Source data –
-*-*-

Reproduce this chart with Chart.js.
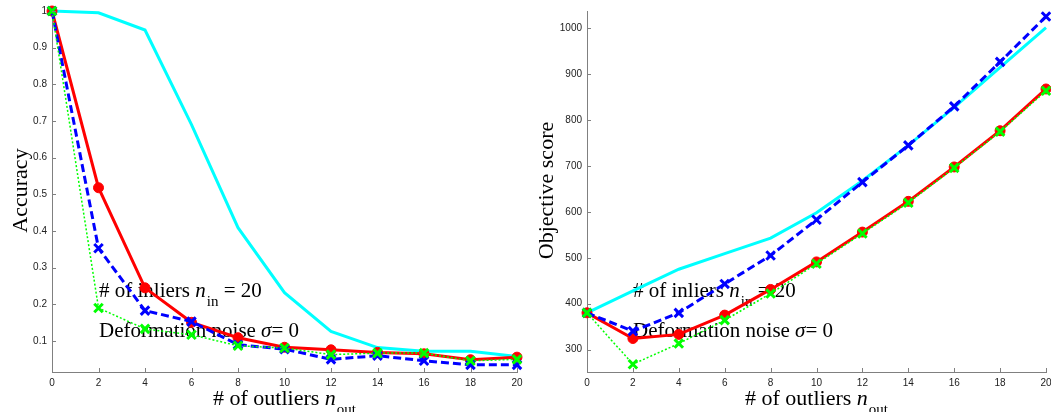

-*-*-

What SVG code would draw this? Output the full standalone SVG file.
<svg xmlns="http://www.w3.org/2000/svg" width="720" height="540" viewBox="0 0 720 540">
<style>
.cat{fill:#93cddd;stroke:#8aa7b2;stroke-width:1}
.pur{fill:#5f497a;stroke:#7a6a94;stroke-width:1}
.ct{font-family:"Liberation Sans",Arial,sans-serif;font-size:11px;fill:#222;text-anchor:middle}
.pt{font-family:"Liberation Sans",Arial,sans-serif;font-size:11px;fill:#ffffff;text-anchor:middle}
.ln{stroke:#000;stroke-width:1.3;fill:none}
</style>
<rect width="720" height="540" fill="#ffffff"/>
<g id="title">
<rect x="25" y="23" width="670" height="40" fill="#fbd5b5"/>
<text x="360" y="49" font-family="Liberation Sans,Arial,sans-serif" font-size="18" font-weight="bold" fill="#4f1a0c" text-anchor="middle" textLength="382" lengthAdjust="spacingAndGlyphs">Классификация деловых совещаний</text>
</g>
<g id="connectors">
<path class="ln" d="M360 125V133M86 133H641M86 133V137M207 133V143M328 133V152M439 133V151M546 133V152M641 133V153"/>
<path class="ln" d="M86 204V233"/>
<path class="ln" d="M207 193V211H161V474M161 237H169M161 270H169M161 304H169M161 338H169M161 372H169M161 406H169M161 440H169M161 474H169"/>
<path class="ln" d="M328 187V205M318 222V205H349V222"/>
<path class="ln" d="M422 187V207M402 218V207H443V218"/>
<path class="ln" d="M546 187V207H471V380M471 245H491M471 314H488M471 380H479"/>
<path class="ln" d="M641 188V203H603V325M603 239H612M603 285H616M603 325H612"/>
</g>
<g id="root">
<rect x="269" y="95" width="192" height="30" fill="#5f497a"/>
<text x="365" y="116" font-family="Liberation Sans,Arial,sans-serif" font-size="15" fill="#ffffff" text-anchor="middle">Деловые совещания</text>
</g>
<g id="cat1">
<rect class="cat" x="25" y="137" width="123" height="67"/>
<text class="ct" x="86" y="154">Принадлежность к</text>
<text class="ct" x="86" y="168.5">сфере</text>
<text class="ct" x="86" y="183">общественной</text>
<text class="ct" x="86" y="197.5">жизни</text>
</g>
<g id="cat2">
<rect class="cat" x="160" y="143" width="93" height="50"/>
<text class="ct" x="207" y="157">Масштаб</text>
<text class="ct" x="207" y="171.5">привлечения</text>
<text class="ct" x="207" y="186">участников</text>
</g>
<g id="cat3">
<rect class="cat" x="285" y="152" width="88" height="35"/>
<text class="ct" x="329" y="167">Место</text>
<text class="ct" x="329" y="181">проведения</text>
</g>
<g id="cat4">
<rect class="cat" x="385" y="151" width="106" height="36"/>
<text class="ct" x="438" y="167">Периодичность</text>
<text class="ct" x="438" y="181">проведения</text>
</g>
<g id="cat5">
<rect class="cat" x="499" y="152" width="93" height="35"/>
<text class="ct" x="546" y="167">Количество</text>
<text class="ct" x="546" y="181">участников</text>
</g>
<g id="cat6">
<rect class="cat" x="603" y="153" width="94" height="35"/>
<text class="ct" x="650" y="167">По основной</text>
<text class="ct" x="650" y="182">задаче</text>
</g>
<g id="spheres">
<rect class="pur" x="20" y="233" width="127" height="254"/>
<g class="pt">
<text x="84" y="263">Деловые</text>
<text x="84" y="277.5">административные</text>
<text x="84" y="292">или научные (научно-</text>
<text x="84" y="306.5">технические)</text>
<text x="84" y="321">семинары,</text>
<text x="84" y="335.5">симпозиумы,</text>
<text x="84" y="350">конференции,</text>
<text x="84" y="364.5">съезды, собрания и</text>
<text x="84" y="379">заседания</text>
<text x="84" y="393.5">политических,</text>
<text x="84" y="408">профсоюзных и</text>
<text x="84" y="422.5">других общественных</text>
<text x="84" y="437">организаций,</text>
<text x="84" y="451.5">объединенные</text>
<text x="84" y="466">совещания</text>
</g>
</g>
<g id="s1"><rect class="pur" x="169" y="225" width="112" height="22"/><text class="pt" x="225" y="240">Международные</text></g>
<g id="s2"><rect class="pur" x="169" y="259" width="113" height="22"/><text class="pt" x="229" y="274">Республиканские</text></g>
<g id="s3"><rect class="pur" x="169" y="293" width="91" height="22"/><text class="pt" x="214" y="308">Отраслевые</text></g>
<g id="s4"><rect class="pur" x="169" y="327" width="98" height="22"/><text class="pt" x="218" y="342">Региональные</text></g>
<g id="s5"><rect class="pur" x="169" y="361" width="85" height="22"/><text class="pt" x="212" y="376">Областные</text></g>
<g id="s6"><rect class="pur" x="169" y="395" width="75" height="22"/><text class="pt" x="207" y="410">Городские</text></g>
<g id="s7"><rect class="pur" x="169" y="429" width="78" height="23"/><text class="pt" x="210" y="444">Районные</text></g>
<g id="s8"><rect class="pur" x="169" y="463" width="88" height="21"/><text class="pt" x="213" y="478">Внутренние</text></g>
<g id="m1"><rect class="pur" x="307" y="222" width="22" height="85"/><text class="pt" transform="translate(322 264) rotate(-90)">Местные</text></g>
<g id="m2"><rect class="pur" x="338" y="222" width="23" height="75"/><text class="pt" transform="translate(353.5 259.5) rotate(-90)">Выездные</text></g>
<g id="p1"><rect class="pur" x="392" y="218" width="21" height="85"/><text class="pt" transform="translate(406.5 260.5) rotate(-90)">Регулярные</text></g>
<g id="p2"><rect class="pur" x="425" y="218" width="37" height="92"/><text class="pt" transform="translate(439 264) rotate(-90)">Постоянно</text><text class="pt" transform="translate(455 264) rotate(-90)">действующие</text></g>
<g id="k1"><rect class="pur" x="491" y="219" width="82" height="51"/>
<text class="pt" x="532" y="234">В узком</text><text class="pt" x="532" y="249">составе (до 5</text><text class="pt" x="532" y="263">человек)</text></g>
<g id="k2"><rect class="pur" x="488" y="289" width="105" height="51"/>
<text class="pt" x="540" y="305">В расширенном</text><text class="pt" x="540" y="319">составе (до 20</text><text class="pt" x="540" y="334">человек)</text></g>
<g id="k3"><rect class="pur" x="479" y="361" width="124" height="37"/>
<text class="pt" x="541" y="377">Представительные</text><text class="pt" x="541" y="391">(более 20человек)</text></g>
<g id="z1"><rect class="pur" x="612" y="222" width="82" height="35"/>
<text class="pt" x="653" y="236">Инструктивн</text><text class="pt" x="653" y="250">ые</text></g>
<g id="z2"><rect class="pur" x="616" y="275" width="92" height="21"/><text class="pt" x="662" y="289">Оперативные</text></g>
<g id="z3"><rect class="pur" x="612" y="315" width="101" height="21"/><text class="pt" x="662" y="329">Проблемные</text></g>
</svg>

-*-*-

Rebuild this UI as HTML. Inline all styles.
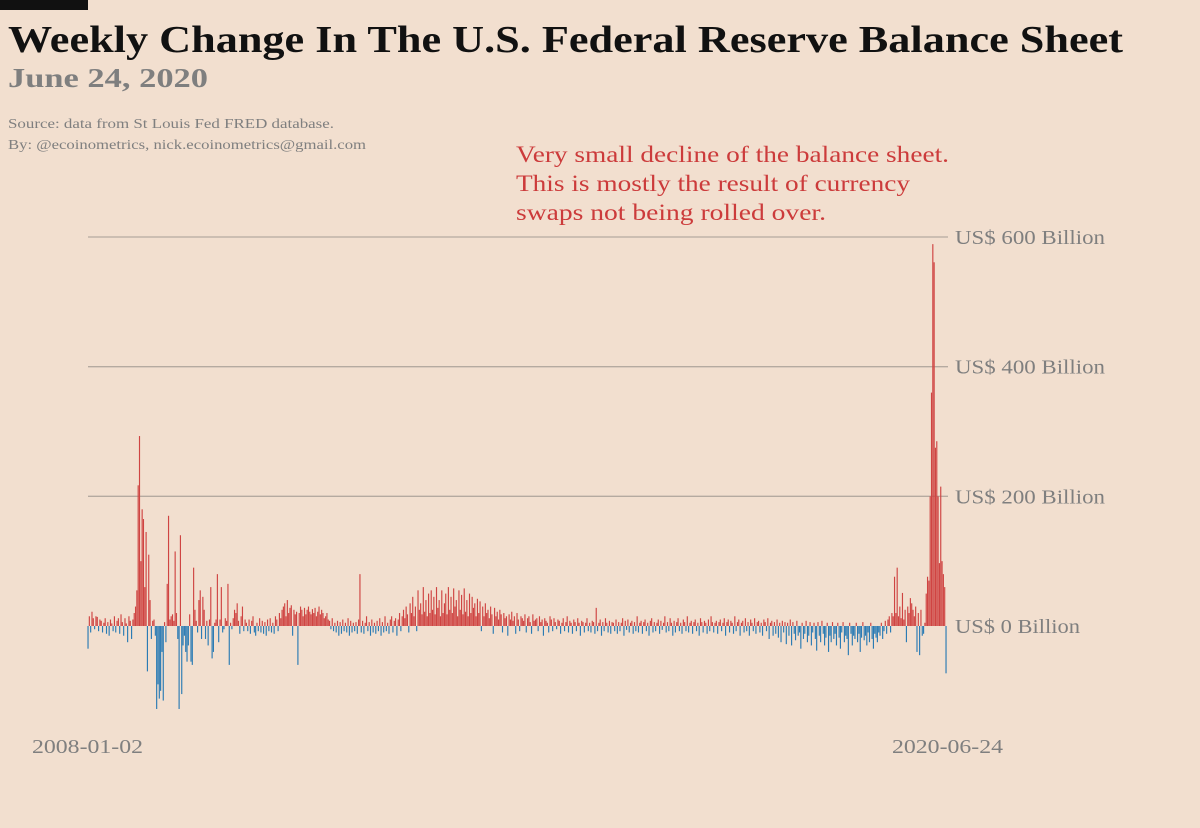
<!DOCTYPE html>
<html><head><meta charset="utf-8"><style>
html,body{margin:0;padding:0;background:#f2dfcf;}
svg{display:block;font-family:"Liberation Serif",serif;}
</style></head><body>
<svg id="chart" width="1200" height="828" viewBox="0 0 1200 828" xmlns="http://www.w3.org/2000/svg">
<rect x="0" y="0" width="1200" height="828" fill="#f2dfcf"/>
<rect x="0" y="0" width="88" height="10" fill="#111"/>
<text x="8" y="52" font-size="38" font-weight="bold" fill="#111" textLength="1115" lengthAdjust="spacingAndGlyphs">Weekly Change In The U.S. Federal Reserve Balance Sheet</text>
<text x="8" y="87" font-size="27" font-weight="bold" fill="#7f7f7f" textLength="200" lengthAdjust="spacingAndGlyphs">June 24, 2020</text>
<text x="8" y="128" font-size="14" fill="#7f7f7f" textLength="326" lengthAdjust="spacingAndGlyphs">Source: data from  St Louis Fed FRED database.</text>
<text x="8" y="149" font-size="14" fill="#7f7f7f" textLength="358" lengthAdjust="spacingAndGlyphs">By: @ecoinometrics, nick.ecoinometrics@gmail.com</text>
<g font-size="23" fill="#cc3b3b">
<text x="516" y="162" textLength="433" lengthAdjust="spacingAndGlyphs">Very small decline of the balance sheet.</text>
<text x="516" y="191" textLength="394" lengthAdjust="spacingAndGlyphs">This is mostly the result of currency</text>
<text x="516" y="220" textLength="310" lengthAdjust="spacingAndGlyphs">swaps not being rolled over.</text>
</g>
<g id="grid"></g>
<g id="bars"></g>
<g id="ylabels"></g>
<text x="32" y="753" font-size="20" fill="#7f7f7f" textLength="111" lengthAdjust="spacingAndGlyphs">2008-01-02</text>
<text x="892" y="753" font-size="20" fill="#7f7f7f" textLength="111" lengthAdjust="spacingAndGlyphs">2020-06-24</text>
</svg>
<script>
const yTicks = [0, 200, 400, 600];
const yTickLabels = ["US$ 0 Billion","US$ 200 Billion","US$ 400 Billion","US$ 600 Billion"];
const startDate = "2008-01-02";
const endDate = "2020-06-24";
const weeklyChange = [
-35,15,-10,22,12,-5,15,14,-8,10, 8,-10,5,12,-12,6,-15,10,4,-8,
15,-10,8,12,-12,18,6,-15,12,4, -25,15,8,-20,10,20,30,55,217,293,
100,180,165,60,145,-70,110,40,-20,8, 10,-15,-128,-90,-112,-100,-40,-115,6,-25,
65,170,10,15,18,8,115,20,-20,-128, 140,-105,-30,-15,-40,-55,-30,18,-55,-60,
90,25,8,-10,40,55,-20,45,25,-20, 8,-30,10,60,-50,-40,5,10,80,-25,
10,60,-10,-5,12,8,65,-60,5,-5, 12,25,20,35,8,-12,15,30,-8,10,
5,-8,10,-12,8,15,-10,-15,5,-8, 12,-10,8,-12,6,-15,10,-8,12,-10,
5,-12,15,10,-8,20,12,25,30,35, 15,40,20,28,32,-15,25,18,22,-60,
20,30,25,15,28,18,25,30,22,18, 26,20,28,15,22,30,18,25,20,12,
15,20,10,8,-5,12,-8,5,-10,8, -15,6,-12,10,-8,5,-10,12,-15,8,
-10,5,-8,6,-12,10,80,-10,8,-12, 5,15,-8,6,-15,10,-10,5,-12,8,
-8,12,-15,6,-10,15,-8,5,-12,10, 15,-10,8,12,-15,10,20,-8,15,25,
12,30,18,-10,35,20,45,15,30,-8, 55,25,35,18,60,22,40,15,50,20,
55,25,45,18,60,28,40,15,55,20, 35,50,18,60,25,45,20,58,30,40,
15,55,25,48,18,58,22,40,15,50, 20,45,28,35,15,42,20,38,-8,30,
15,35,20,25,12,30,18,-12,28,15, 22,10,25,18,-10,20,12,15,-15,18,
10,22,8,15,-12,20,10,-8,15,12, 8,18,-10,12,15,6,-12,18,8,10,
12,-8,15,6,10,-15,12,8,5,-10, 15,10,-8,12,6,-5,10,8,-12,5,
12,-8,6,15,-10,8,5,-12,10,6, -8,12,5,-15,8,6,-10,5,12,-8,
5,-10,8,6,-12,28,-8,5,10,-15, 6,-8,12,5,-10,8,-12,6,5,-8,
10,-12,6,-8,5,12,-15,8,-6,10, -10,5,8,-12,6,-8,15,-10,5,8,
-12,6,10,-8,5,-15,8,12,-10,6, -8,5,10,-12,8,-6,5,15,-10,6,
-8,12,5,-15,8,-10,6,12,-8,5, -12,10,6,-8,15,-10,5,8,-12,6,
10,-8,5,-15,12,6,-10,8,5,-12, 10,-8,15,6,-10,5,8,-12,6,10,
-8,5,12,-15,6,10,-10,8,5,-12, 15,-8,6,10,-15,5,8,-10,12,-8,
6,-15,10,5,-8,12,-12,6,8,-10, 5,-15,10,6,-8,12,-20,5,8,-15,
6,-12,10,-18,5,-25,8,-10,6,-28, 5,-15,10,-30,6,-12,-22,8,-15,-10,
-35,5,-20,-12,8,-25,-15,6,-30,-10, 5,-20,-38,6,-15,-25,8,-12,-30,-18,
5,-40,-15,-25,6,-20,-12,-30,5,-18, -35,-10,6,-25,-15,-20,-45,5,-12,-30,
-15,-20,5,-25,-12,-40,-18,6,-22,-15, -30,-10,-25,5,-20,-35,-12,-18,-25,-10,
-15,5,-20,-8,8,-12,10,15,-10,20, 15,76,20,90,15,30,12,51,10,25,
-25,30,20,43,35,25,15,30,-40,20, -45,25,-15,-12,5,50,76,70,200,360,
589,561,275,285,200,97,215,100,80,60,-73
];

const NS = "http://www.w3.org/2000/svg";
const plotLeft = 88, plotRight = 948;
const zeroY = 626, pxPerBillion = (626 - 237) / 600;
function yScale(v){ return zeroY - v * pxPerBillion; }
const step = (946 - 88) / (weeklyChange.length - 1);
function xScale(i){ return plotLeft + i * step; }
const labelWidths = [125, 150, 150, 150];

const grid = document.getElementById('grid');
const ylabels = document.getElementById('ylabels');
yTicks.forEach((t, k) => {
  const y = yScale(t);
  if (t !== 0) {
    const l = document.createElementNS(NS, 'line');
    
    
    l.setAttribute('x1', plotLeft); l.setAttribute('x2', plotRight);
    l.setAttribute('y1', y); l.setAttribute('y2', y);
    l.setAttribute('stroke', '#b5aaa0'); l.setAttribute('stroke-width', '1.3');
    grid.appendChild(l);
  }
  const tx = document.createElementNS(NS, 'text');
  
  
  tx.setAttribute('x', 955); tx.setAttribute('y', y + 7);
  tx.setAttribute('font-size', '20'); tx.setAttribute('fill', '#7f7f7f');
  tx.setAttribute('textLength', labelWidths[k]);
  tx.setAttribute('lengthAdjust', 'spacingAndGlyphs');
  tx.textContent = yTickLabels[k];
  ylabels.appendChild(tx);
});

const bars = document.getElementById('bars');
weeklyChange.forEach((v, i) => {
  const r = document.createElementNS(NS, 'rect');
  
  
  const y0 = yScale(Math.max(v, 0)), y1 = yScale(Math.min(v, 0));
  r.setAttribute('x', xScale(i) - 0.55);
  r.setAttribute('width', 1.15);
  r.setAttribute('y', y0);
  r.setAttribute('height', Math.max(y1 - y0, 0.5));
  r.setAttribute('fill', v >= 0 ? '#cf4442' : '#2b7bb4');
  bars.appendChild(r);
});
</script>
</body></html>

-*-*-

Work required –
Wherever a line in the data above holds "chart", copy that line.

Response to this task –
Reproduce this chart with Chart.js.
<svg id="chart" width="1200" height="828" viewBox="0 0 1200 828" xmlns="http://www.w3.org/2000/svg">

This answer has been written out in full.